** BEGIN Task inputs **

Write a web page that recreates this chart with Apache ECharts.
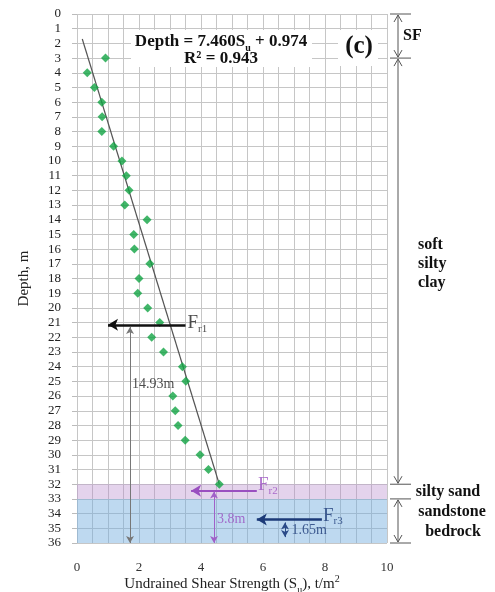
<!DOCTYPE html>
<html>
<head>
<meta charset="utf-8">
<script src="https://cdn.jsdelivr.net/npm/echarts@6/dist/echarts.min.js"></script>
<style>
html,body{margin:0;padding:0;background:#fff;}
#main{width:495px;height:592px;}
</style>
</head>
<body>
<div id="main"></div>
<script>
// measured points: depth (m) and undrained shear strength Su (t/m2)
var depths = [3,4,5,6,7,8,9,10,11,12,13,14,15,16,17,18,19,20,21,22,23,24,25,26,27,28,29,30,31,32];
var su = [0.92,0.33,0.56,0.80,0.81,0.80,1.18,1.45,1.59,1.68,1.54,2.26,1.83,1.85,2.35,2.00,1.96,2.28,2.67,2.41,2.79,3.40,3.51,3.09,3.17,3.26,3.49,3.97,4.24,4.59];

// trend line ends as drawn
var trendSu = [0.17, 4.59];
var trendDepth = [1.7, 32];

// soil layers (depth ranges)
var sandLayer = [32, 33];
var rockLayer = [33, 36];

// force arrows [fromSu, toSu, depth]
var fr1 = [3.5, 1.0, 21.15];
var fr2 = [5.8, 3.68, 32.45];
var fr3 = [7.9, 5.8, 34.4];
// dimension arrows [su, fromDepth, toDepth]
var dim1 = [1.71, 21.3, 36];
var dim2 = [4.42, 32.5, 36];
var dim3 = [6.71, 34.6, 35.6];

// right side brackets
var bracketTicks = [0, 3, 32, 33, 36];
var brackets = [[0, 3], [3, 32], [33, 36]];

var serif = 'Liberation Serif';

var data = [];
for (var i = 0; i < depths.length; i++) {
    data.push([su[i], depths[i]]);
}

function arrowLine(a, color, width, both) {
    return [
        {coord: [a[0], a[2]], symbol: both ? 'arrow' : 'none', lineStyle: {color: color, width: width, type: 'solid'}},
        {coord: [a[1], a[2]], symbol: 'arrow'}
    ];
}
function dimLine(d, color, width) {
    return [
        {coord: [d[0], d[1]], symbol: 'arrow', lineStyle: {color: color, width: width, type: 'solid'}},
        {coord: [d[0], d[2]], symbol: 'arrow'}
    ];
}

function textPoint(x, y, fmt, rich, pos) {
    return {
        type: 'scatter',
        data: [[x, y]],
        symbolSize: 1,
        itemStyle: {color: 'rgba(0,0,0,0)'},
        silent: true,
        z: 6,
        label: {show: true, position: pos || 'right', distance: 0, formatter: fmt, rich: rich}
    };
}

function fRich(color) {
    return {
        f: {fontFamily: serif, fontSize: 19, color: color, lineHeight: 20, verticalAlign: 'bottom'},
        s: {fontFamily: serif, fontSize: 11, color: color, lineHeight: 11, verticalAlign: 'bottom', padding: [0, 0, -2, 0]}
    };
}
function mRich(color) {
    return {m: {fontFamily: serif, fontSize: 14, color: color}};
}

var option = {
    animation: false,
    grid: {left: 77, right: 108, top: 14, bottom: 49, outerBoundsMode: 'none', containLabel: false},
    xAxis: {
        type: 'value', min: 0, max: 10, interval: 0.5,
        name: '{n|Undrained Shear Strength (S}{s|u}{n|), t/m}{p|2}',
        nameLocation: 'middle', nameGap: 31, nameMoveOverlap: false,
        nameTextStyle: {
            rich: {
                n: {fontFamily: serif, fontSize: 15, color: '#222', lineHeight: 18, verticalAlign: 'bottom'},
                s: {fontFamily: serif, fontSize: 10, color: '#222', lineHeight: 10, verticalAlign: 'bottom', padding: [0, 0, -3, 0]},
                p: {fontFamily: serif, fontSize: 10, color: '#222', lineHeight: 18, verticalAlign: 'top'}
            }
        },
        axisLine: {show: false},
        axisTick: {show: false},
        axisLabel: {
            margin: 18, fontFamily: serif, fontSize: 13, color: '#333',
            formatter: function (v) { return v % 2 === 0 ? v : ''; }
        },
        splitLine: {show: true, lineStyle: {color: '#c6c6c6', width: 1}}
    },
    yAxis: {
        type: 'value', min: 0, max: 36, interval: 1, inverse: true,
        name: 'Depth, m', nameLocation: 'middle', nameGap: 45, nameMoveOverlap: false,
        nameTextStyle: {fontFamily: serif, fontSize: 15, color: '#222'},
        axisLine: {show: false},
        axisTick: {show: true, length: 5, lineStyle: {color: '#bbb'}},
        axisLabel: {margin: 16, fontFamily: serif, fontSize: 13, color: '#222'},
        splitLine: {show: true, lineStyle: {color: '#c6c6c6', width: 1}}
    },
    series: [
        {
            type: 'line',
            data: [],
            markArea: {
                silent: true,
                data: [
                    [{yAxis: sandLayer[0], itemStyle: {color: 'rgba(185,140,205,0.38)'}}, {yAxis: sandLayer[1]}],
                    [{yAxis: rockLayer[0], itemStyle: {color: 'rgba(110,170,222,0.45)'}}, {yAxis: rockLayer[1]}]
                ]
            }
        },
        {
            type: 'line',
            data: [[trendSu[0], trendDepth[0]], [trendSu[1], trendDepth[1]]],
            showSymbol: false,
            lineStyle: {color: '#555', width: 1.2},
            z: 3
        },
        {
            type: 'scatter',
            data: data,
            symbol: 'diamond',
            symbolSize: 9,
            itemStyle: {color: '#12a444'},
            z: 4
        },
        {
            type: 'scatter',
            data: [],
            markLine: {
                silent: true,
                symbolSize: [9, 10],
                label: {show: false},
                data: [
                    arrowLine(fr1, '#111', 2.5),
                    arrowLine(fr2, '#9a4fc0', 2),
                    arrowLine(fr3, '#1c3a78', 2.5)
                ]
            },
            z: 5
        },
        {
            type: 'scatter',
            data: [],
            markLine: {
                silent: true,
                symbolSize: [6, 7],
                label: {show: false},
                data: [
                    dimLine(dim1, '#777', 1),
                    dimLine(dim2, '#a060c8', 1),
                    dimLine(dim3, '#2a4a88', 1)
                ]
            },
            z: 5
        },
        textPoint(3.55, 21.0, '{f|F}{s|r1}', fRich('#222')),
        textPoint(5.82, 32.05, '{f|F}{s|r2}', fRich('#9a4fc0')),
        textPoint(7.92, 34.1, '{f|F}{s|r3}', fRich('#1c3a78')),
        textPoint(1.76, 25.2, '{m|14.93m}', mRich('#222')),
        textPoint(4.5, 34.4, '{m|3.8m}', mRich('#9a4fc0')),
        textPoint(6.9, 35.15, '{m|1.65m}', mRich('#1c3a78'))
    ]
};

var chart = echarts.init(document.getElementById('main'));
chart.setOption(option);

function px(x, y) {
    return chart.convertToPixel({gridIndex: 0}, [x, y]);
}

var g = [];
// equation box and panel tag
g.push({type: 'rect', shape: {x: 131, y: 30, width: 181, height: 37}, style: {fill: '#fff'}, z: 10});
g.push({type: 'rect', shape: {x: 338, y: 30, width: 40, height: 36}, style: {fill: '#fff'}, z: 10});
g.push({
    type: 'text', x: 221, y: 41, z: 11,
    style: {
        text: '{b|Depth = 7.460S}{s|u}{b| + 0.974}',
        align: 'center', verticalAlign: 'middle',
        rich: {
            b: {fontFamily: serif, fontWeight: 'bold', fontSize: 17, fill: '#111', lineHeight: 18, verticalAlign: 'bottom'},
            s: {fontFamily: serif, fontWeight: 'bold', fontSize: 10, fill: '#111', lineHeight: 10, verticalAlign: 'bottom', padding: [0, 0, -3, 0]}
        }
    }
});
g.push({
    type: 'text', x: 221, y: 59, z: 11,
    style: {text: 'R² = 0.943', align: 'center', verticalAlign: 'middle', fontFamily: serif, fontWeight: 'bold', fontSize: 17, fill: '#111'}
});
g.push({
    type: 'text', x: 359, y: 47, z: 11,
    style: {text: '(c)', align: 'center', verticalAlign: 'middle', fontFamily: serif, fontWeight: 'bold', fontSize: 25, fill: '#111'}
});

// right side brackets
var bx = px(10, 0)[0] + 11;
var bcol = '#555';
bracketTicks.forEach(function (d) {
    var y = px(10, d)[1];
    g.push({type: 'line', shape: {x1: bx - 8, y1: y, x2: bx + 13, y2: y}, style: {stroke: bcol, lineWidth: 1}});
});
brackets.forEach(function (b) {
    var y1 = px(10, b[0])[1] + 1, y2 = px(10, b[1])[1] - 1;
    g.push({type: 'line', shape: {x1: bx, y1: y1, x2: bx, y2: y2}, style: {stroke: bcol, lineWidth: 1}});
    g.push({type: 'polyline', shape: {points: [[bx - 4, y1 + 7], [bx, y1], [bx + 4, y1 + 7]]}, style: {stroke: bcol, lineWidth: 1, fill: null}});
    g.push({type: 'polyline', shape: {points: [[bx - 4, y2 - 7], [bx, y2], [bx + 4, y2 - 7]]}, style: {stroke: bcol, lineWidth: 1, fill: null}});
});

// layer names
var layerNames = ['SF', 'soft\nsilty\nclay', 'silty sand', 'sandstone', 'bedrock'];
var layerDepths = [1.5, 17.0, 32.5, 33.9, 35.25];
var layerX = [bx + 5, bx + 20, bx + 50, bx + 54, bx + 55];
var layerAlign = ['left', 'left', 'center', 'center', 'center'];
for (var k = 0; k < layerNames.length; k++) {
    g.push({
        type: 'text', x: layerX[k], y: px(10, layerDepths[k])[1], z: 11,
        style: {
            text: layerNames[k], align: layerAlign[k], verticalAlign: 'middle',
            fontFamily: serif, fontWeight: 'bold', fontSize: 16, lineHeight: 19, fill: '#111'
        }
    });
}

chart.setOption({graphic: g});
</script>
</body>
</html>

** END Task inputs **
** BEGIN Task inputs **

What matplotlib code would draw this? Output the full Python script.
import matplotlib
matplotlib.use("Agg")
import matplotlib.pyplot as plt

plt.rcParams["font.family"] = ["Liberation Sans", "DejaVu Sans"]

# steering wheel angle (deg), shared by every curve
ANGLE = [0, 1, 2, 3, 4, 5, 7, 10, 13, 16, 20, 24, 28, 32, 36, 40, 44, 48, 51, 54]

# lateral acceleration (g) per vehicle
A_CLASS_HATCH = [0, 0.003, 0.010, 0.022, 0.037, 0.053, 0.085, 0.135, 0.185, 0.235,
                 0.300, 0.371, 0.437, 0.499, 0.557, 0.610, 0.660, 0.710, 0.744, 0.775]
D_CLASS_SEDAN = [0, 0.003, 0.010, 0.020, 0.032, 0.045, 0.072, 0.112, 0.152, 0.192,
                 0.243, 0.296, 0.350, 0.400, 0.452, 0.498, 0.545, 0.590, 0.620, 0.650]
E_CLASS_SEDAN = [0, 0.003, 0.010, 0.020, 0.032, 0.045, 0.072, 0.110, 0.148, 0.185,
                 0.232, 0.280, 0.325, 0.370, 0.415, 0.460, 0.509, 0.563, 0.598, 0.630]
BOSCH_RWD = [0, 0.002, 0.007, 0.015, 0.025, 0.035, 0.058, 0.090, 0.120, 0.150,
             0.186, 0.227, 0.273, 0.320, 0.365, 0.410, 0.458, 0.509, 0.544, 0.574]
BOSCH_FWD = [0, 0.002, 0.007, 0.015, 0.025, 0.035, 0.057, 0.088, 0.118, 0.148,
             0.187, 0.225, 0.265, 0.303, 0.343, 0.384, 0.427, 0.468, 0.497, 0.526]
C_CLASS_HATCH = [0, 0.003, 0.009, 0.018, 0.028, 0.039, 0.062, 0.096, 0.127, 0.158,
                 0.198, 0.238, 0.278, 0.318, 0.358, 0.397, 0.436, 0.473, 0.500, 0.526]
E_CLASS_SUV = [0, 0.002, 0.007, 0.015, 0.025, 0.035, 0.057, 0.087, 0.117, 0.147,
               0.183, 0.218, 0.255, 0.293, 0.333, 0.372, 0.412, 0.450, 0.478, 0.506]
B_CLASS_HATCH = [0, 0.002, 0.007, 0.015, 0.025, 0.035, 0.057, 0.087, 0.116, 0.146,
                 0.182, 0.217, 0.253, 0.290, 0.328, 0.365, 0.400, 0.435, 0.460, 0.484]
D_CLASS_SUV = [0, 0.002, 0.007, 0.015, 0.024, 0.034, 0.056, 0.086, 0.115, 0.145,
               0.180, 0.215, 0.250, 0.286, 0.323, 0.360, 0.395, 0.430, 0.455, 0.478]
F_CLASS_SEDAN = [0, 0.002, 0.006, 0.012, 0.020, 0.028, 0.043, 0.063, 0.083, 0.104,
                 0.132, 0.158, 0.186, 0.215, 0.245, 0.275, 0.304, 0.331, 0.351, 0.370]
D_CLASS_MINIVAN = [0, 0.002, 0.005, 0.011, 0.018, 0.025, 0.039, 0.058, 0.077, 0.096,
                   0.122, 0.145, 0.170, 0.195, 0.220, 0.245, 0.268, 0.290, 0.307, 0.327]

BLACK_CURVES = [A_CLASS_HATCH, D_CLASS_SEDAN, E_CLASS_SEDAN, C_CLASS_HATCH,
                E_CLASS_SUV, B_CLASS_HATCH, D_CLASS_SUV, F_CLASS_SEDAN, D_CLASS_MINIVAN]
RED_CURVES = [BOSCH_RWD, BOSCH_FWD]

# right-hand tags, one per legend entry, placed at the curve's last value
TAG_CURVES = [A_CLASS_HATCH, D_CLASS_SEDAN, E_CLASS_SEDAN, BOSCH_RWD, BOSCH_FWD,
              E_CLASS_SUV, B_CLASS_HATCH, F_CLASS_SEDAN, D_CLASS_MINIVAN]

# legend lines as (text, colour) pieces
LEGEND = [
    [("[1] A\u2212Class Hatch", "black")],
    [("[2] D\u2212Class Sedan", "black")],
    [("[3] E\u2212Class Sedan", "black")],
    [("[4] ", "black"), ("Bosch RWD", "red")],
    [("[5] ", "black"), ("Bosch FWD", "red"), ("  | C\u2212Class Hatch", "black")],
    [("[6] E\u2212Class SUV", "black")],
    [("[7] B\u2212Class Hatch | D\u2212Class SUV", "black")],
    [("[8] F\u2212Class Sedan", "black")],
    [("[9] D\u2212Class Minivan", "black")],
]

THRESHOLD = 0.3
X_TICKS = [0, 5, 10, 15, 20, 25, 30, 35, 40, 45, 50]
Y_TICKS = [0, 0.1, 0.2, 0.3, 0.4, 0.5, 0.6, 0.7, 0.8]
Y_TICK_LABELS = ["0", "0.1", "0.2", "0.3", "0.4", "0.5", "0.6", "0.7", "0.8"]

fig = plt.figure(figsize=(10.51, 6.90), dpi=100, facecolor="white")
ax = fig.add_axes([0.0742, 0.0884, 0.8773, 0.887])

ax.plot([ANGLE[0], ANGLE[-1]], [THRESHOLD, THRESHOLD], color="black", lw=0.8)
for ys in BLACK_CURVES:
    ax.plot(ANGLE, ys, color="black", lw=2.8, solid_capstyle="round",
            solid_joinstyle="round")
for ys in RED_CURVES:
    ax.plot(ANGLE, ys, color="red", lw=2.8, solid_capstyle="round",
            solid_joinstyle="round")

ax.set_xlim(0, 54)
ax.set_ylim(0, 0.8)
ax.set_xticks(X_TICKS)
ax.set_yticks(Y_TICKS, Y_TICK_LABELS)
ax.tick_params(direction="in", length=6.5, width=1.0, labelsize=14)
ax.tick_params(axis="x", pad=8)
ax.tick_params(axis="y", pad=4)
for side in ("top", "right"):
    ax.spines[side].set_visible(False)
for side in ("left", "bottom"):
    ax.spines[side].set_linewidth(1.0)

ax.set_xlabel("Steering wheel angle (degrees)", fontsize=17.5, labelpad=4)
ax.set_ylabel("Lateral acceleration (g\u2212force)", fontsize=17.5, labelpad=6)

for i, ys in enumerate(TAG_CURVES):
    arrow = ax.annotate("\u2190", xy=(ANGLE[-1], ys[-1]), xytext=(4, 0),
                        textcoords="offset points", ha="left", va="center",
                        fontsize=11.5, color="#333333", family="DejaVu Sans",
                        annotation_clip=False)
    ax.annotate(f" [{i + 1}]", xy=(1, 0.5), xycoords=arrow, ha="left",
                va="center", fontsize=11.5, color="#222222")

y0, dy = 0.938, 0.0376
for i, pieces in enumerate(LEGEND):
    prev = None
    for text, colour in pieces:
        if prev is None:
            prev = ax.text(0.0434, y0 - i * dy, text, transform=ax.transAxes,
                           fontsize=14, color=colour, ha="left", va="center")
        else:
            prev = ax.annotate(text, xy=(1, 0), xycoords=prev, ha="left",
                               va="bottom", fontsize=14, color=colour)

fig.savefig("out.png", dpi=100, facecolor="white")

** END Task inputs **
** BEGIN Task inputs **

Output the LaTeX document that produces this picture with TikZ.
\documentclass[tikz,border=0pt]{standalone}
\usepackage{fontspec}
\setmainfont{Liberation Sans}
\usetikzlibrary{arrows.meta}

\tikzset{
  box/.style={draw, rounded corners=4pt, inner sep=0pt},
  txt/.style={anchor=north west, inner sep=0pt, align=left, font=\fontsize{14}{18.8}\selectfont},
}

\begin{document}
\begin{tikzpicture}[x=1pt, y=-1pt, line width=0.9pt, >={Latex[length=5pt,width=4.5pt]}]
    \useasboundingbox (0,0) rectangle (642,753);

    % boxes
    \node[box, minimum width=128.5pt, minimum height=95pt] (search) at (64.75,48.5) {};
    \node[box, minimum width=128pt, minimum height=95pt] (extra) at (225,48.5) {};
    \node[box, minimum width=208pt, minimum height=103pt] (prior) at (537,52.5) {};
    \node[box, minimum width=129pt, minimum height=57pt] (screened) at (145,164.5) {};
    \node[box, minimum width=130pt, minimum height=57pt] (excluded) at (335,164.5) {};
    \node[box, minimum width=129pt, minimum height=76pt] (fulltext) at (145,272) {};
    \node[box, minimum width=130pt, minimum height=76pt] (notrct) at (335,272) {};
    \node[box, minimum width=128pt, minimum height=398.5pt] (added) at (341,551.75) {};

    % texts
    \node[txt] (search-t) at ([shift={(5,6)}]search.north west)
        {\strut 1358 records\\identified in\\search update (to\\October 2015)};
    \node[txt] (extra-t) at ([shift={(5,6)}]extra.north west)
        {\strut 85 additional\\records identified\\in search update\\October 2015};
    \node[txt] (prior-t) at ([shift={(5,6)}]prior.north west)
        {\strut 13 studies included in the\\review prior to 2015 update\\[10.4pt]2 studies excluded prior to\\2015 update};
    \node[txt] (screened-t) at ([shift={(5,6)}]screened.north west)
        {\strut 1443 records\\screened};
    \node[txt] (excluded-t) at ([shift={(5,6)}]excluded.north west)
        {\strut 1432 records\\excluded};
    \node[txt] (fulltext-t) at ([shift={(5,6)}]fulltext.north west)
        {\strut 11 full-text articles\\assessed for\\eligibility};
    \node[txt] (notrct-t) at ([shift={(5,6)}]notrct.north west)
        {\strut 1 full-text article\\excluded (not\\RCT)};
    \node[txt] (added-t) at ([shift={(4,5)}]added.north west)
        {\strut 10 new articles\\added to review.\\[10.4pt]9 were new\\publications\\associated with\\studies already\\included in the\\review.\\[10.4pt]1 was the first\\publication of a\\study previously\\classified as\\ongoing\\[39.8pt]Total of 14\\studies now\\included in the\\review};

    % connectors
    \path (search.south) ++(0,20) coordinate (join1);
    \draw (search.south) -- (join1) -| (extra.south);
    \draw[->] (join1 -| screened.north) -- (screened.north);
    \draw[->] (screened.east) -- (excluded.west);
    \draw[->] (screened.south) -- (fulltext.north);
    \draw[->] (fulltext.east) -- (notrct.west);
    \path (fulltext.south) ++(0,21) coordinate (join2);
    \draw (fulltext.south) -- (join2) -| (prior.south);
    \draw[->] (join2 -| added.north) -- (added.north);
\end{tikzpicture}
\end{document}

** END Task inputs **

Exercise: Exactly and exclusively, reproduce the lines that start at the line containing "Output the LaTeX" and end at the line containing "(0,0) rectangle (642,753);", inclusive of both.

Full solution:
Output the LaTeX document that produces this picture with TikZ.
\documentclass[tikz,border=0pt]{standalone}
\usepackage{fontspec}
\setmainfont{Liberation Sans}
\usetikzlibrary{arrows.meta}

\tikzset{
  box/.style={draw, rounded corners=4pt, inner sep=0pt},
  txt/.style={anchor=north west, inner sep=0pt, align=left, font=\fontsize{14}{18.8}\selectfont},
}

\begin{document}
\begin{tikzpicture}[x=1pt, y=-1pt, line width=0.9pt, >={Latex[length=5pt,width=4.5pt]}]
    \useasboundingbox (0,0) rectangle (642,753);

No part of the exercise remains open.